Em março de 2016, apenas um mês após deixar Itália, foi convidado pelo Boca Juniors para substituir Rodolfo Arruabarrena. Era a chamada para a cadeira de sonho. Não hesitou. Quando chegou à Bombonera – já sem as chuteiras, os calções e as meias nos tornozelos como era seu hábito – encontrou uma equipa cheia de potencial, que tinha vencido o campeonato argentino na temporada anterior, mas recheada de assuntos pendentes. Se durante a sua primeira passagem pelo clube o problema dos jogadores era a excessiva vontade de vencer, agora via-se a braços com questões de respeito, hierarquia, ego e orgulho.
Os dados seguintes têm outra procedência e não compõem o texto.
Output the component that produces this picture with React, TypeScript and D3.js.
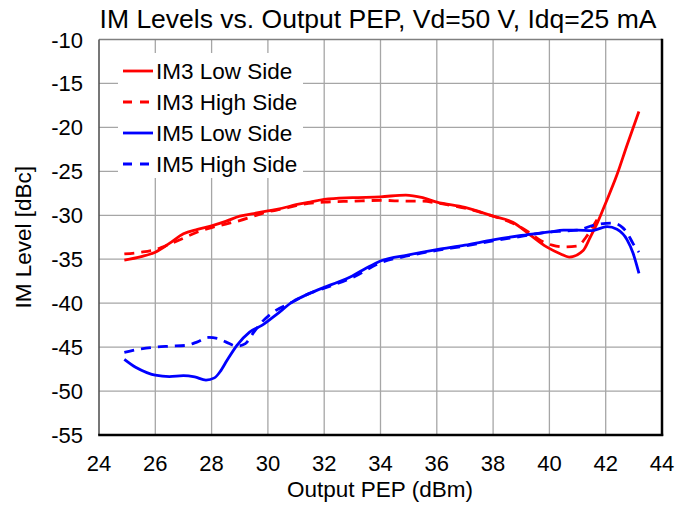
import React from "react";
import * as d3 from "d3";

const xTicks = [24, 26, 28, 30, 32, 34, 36, 38, 40, 42, 44];
const yTicks = [-10, -15, -20, -25, -30, -35, -40, -45, -50, -55];

const im3Low: [number, number][] = [
  [24.9, -35.1], [25.5, -34.7], [26, -34.2], [26.5, -33.2], [27, -32.1], [27.5, -31.6], [28, -31.2],
  [28.5, -30.7], [29, -30.1], [29.5, -29.8], [30, -29.5], [30.5, -29.2], [31, -28.8], [31.5, -28.5],
  [32, -28.2], [33, -28.0], [34, -27.9], [34.9, -27.7], [35.5, -28.0], [36, -28.5], [37, -29.1],
  [38, -30.1], [38.7, -30.8], [39.3, -32.2], [39.9, -33.6], [40.4, -34.4], [40.7, -34.75],
  [41.2, -34.0], [41.45, -32.5], [41.7, -30.9], [42, -28.6], [42.4, -25.4], [42.76, -22.0], [43.18, -18.2],
];

const im3High: [number, number][] = [
  [24.9, -34.4], [25.5, -34.2], [26, -33.9], [26.5, -33.3], [27, -32.6], [27.5, -31.9], [28, -31.4],
  [28.5, -31.0], [29, -30.6], [29.5, -30.1], [30, -29.6], [30.5, -29.3], [31, -28.9], [32, -28.5],
  [33, -28.4], [34, -28.3], [35, -28.4], [35.5, -28.4], [36, -28.6], [37, -29.2], [38, -30.1],
  [38.7, -30.9], [39.3, -32.0], [39.7, -32.9], [40.1, -33.4], [40.5, -33.6], [41, -33.5],
  [41.3, -32.5], [41.6, -31.0], [41.75, -30.2],
];

const im5Low: [number, number][] = [
  [24.9, -46.4], [25.3, -47.3], [25.7, -47.9], [26, -48.2], [26.5, -48.35], [27, -48.25], [27.4, -48.4],
  [27.8, -48.75], [28.1, -48.5], [28.3, -47.8], [28.55, -46.5], [28.9, -44.8], [29.35, -43.3],
  [29.8, -42.5], [30.3, -41.3], [30.9, -39.8], [31.4, -39.0], [32, -38.2], [32.5, -37.6], [33, -36.9],
  [33.5, -36.0], [34, -35.2], [35, -34.5], [36, -33.9], [37, -33.4], [38, -32.8], [39, -32.3],
  [40, -31.9], [40.5, -31.7], [41, -31.7], [41.5, -31.75], [42.05, -31.3], [42.4, -31.6],
  [42.76, -32.8], [42.97, -34.3], [43.18, -36.6],
];

const im5High: [number, number][] = [
  [24.9, -45.6], [25.5, -45.2], [26, -45.0], [26.5, -44.9], [27.1, -44.8], [27.5, -44.4], [27.9, -43.9],
  [28.2, -44.0], [28.5, -44.4], [28.9, -44.9], [29.2, -44.6], [29.5, -43.3], [29.8, -42.1],
  [30.2, -41.0], [30.8, -40.0], [31.4, -39.0], [32, -38.3], [33, -37.1], [34, -35.4], [35, -34.6],
  [36, -34.0], [37, -33.5], [38, -32.9], [39, -32.4], [40, -31.9], [40.5, -31.8], [41, -31.7],
  [41.6, -31.1], [42.25, -30.9], [42.6, -31.4], [42.76, -32.0], [42.97, -33.2], [43.18, -34.2],
];

const seriesNames = ["IM3 Low Side", "IM3 High Side", "IM5 Low Side", "IM5 High Side"];
const seriesColors = ["#ff0000", "#ff0000", "#0000ff", "#0000ff"];
const seriesDashed = [false, true, false, true];
const seriesData = [im3Low, im3High, im5Low, im5High];

const W = 676;
const H = 505;
const L = 99, R = 662, T = 39.5, B = 435;
const FONT = "Arial, 'Liberation Sans', Helvetica, sans-serif";

export default function App() {
  const x = d3.scaleLinear().domain([24, 44]).range([L, R]);
  const y = d3.scaleLinear().domain([-55, -10]).range([B, T]);
  const line = d3
    .line<[number, number]>()
    .x((d) => x(d[0]))
    .y((d) => y(d[1]))
    .curve(d3.curveMonotoneX);

  return (
    <svg
      width={W}
      height={H}
      style={{ position: "absolute", left: 0, top: 0, background: "#fff" }}
      fontFamily={FONT}
    >
      <rect x={0} y={0} width={W} height={H} fill="#fff" />
      {xTicks.slice(1, -1).map((t) => (
        <line key={"gx" + t} x1={x(t)} x2={x(t)} y1={T} y2={B} stroke="#a6a6a6" strokeWidth={1.3} />
      ))}
      {yTicks.slice(1, -1).map((t) => (
        <line key={"gy" + t} x1={L} x2={R} y1={y(t)} y2={y(t)} stroke="#a6a6a6" strokeWidth={1.3} />
      ))}
      <line x1={L} x2={R} y1={T} y2={T} stroke="#808080" strokeWidth={1.3} />
      <line x1={L} x2={L} y1={T} y2={B} stroke="#555" strokeWidth={1.6} />
      <line x1={R} x2={R} y1={T - 0.7} y2={B + 1} stroke="#000" strokeWidth={2.5} />
      <line x1={L - 0.8} x2={R + 1.2} y1={B} y2={B} stroke="#000" strokeWidth={2.5} />

      <rect x={118} y={53} width={185} height={125} fill="#fff" />

      {seriesData.map((d, i) => (
        <path
          key={"s" + i}
          d={line(d) || ""}
          fill="none"
          stroke={seriesColors[i]}
          strokeWidth={2.8}
          strokeDasharray={seriesDashed[i] ? "10,7" : undefined}
          strokeLinejoin="round"
        />
      ))}

      {seriesNames.map((n, i) => {
        const ly = 71 + i * 31;
        return (
          <g key={"lg" + i}>
            <line
              x1={123}
              x2={153}
              y1={ly}
              y2={ly}
              stroke={seriesColors[i]}
              strokeWidth={2.8}
              strokeDasharray={seriesDashed[i] ? "9,8" : undefined}
            />
            <text x={156} y={ly + 8} fontSize={22.5} fill="#000">
              {n}
            </text>
          </g>
        );
      })}

      {yTicks.map((t) => (
        <text key={"yt" + t} x={83} y={y(t) + 8} fontSize={22} textAnchor="end" fill="#000">
          {t}
        </text>
      ))}
      {xTicks.map((t) => (
        <text key={"xt" + t} x={x(t)} y={471} fontSize={22} textAnchor="middle" fill="#000">
          {t}
        </text>
      ))}

      <text x={380} y={497} fontSize={22.5} textAnchor="middle" fill="#000">
        Output PEP (dBm)
      </text>
      <text
        transform={`translate(31, ${(T + B) / 2}) rotate(-90)`}
        fontSize={22.5}
        textAnchor="middle"
        fill="#000"
      >
        IM Level [dBc]
      </text>

      <text x={378} y={28} fontSize={26.5} textAnchor="middle" fill="#000">
        IM Levels vs. Output PEP, Vd=50 V, Idq=25 mA
      </text>
    </svg>
  );
}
Inspirado pelas lições de Carlos Bianchi, pouco se preocupou com a opinião pública quando deixou Carlos Tévez, com quem ainda se cruzou enquanto jogador, sair para a China ou quando dispensou Pablo Osvaldo – o mesmo Pablo Osvaldo que passou pelo FC Porto e que agora se dedicou à carreira musical – porque o encontrou a fumar no balneário durante o intervalo. A sua missão era só uma: vencer títulos. E não ia “ser treinador de ficar na gaveta”, como disse ao El Gráfico na altura do regresso ao Gimnasia, porque tinha “um conjunto de miúdos” a dar problemas.
Levou o Boca à conquista dos dois campeonatos seguintes, foi gozado porque disse que Bentancur era “igual a Pogba” para agora a verdade dos factos lhe dar alguma razão e está na final da Libertadores. Se vencer, torna-se o primeiro homem a conquistar o troféu enquanto jogador e treinador na história do Boca Juniors; algo que o rival Marcelo Gallardo já alcançou pelo River Plate em 2015. Aos 45 anos, já disse que gostava de treinar nos Estados Unidos, não fecha a porta a uma ida para a Europa e até já foi apontado como uma possível solução para a seleção argentina, onde Lionel Scaloni é interino desde que Jorge Sampaoli saiu depois do Mundial da Rússia (e onde Schelotto nunca foi muito feliz, tendo cumprido apenas dez internacionalizações e sido frequentemente preterido por Marcelo Bielsa).
Guillermo Barros Schelotto, que um dia disse que esperava “ser rebelde até morrer”, admite agora que “o grande problema do jogador argentino é a irresponsabilidade”. Este sábado, no Monumental, El Mellizo deixará para trás, com toda a certeza, a calma, consciência e clarividência que os anos de treinador e a memória de Carlos Bianchi lhe trouxeram. Durante 90 minutos, Schelotto voltará a ser o capitão número 7, temperamental e aguerrido, de camisola azul e amarela e meias nos tornozelos.